Waiting for the clock to bring in the first hours of 1863, millions of enslaved and free Black Americans gathered across the country to hear the news that the Emancipation Proclamation had taken effect. While they celebrated the New Year, their prayers were answered as all enslaved people in Confederate States were declared free. The news spread quickly across the South as Union soldiers, many Black themselves, read copies of the Emancipation Proclamation in city streets and on plantations.

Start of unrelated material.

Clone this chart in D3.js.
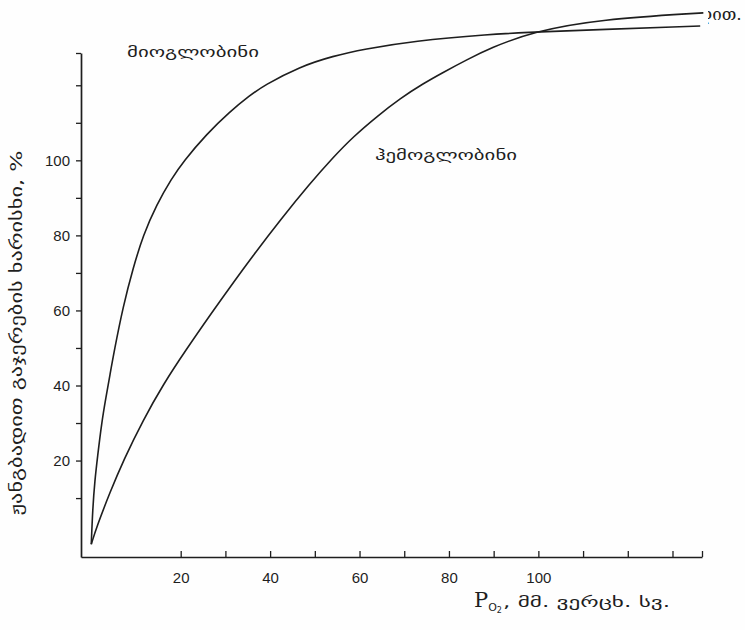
<!DOCTYPE html>
<html><head><meta charset="utf-8">
<script src="https://cdn.jsdelivr.net/npm/d3@7"></script>
<style>body{margin:0;background:#fff}svg{display:block}</style>
</head><body>
<svg id="c" width="745" height="630"></svg>
<script>
// ---- data ----
const myoPressure = [0, 0.3, 0.8, 1.4, 2.3, 3.3, 4.2, 5.1, 7.1, 9.4, 11.6, 14.6, 18.0, 20.6, 25.8, 31.0, 35.5, 38.5, 46.7, 54.1, 60.9, 72.0, 89.2, 98.8, 136.2];
const myoSaturation = [-2.3, 6.8, 14.8, 21.0, 29.9, 37.0, 43.0, 49.0, 61.0, 71.5, 80.0, 88.2, 95.2, 99.7, 107.0, 113.0, 117.3, 119.9, 125.0, 127.8, 129.6, 131.8, 133.6, 134.2, 135.8];
const hemoPressure = [0, 1.2, 4.2, 7.2, 11.6, 16.1, 21.0, 27.3, 31.8, 36.3, 42.2, 48.9, 54.1, 58.6, 63.9, 69.1, 74.3, 78.8, 84.0, 89.2, 98.8, 113.8, 136.9];
const hemoSaturation = [-2.3, 2.3, 11.6, 20.1, 30.8, 40.3, 49.2, 60.0, 67.5, 74.8, 84.0, 93.8, 100.8, 106.3, 111.7, 116.5, 120.5, 123.5, 126.8, 129.9, 134.3, 137.6, 139.3];
const xTicks = [20, 30, 40, 50, 60, 70, 80, 90, 100, 110, 120, 130];
const xTickLabels = [20, 40, 60, 80, 100];
const yTicks = [10, 20, 30, 40, 50, 60, 70, 80, 90, 100, 110, 120];
const yTickLabels = [20, 40, 60, 80, 100];
const seriesNames = ["მიოგლობინი", "ჰემოგლობინი"];
const yTitle = "ჟანგბადით გაჯერების ხარისხი, %";
const xTitleUnit = ", მმ. ვერცხ. სვ.";

const svg = d3.select("#c");
svg.append("rect").attr("width", 745).attr("height", 630).attr("fill", "#fefefe");

const xDomain = [-2.3, 136.6], yDomain = [-5.7, 128.6];
const x = d3.scaleLinear().domain(xDomain).range([81, 702]);
const y = d3.scaleLinear().domain(yDomain).range([557, 53]);
const ink = "#1e1e1e";

// axes
const xAxis = d3.axisBottom(x)
  .tickValues(xTicks.concat([xDomain[1]]))
  .tickSize(-6).tickSizeOuter(0).tickPadding(15)
  .tickFormat(d => xTickLabels.includes(d) ? d : "");
const gx = svg.append("g").attr("transform", `translate(0,${y(yDomain[0])})`).call(xAxis);

const yAxis = d3.axisLeft(y)
  .tickValues(yTicks.concat([yDomain[1]]))
  .tickSize(5).tickSizeOuter(0).tickPadding(6)
  .tickFormat(d => yTickLabels.includes(d) ? d : "");
const gy = svg.append("g").attr("transform", `translate(${x(xDomain[0])},0)`).call(yAxis);

[gx, gy].forEach(g => {
  g.select(".domain").attr("stroke", ink).attr("stroke-width", 1.7);
  g.selectAll(".tick line").attr("stroke", ink).attr("stroke-width", 1.3);
  g.selectAll(".tick text").attr("fill", ink)
    .style("font-family", "'Liberation Sans', Arial, sans-serif").style("font-size", "15px");
});

// curves
const line = d3.line().x(d => x(d[0])).y(d => y(d[1])).curve(d3.curveBasis);
const myo = myoPressure.map((p, i) => [p, myoSaturation[i]]);
const hemo = hemoPressure.map((p, i) => [p, hemoSaturation[i]]);
[myo, hemo].forEach(s => {
  svg.append("path").datum(s).attr("d", line)
    .attr("fill", "none").attr("stroke", ink).attr("stroke-width", 1.6);
});

// series labels
const geo = "'DejaVu Sans', 'Noto Sans', sans-serif";
svg.append("text").attr("x", 127).attr("y", 57).text(seriesNames[0])
  .attr("font-family", geo).attr("font-size", 15).attr("fill", ink)
  .attr("textLength", 132).attr("lengthAdjust", "spacingAndGlyphs");
svg.append("text").attr("x", 375).attr("y", 160).text(seriesNames[1])
  .attr("font-family", geo).attr("font-size", 15).attr("fill", ink)
  .attr("textLength", 142).attr("lengthAdjust", "spacingAndGlyphs");

// y title
svg.append("text")
  .attr("transform", "translate(22,333) rotate(-90)")
  .attr("text-anchor", "middle")
  .attr("font-family", geo).attr("font-size", 16).attr("fill", ink)
  .attr("textLength", 365).attr("lengthAdjust", "spacingAndGlyphs")
  .text(yTitle);

// x title
const xt = svg.append("text").attr("x", 474).attr("y", 607)
  .attr("font-family", geo).attr("fill", ink);
xt.append("tspan").text("P").attr("font-family", "'DejaVu Serif', serif").attr("font-size", 21);
xt.append("tspan").text("O").attr("font-size", 11).attr("dy", 4);
xt.append("tspan").text("2").attr("font-size", 8).attr("dy", 2);
svg.append("text").attr("x", 503).attr("y", 607).text(xTitleUnit)
  .attr("font-family", geo).attr("font-size", 15).attr("fill", ink)
  .attr("textLength", 167).attr("lengthAdjust", "spacingAndGlyphs");

// clipped caption fragment at top right
svg.append("clipPath").attr("id", "cp").append("rect")
  .attr("x", 708).attr("y", 0).attr("width", 40).attr("height", 40);
svg.append("text").attr("x", 698).attr("y", 20)
  .attr("clip-path", "url(#cp)")
  .attr("font-family", "'DejaVu Serif', serif").attr("font-size", 17).attr("fill", ink)
  .text("დით.");
</script>
</body></html>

Despite their efforts to spread the good news across the country, not all Black Americans celebrated their freedom that night. In fact, many would not experience their emancipation until the Confederacy fell. In Texas, the westernmost Confederate state, Black people remained enslaved for more than two years after the Emancipation Proclamation went into effect. On June 19th, 1865, Union troops arrived in Galveston Bay and declared that the 250,000 Black people in the state were free from slavery by executive decree, and the celebrations finally began — soon to be called “Juneteenth”.
Long celebrated in Black communities across the United States, Juneteenth was recognized as a national holiday in 2021. For many Black Americans, Juneteenth represents true independence, more so than July 4th. Picnics, barbeques, parades, and celebrations of Black achievements and works are often included in Juneteenth festivities, all a reminder of the long journey to freedom from exploitation.
For those of us at Safe House Project, Juneteenth is certainly a day for celebrating, but it also reminds us of the work to be done in our nation today. As we remember the atrocity that was American slavery and rejoice in its absence, we also remember the people in our nation today experiencing a different injustice — sexual exploitation through trafficking.
There is a lot of work still to be done for people of color in the United States today, including a disproportionate vulnerability to sex trafficking. Although the reasons are unclear, at least 40% of identified female or minor trafficking victims are Black, even though only 13.6% of the population of the United States is Black. Clearly, there are factors at play in the trafficking industry leaving Black people vulnerable to exploitation.
The road to freedom for Black Americans was by no means an easy one, and the same is true for those exploited by sex trafficking. In reality, emancipated Black people have faced a host of challenges even after being declared free, including segregation, continued racism, and other financial and social disadvantages. Survivors of sex trafficking face similar barriers to true freedom and healing, including severe mental health conditions, difficulties with employment, and other complications of trauma. For the large number of trafficking survivors who are also people of color, these challenges may have an even greater effect on a survivor’s well-being.
So what can we do to face these problems head-on? At Safe House Project, we believe that the first step is to recognize the existence of these issues and then look for solutions that address their sources. While each case is individual, the sources of vulnerability for many Black victims of sex trafficking may include disproportionate rates of runaway or missing kids, foster children, impoverished families, and homelessness:
- Of children reported missing in the U.S. between 2016 and 2020, 31% were Black, compared to less than 14% of the total population being Black. 80% of kids went missing while in state custody.
- 1 in 6 of the more than 25,000 runaway or missing children in 2022 were likely victims of child sex trafficking. 18% of kids who had run away from child welfare services were likely victims of child sex trafficking.
- 23% of children in foster care in the U.S. are Black, again in contrast to 13.9% of the population.
- 18.8% of Black families lived in poverty in the United States in 2019, which is (and has been for years) the highest poverty rate for any racial demographic in the U.S.
- More than 40% of all Americans who access services in a homeless shelter are Black. This population is significantly higher than other populations in the United States and has been increasing since 2008.
Fighting for freedom from exploitation in our nation today will require intentional action from each one of us. Just as courageous men and women of all colors demanded change in the era of American slavery and refused to back down, we must take up the challenge to eradicate sex trafficking in our communities. We need to recognize that when we tolerate injustices around us, we allow them to continue to exist. On this year’s June 19th, the anniversary of freedom for so many Americans, it is time to both celebrate past successes and recognize the opportunity to fight for a future without exploitation, without oppression, and without sex trafficking.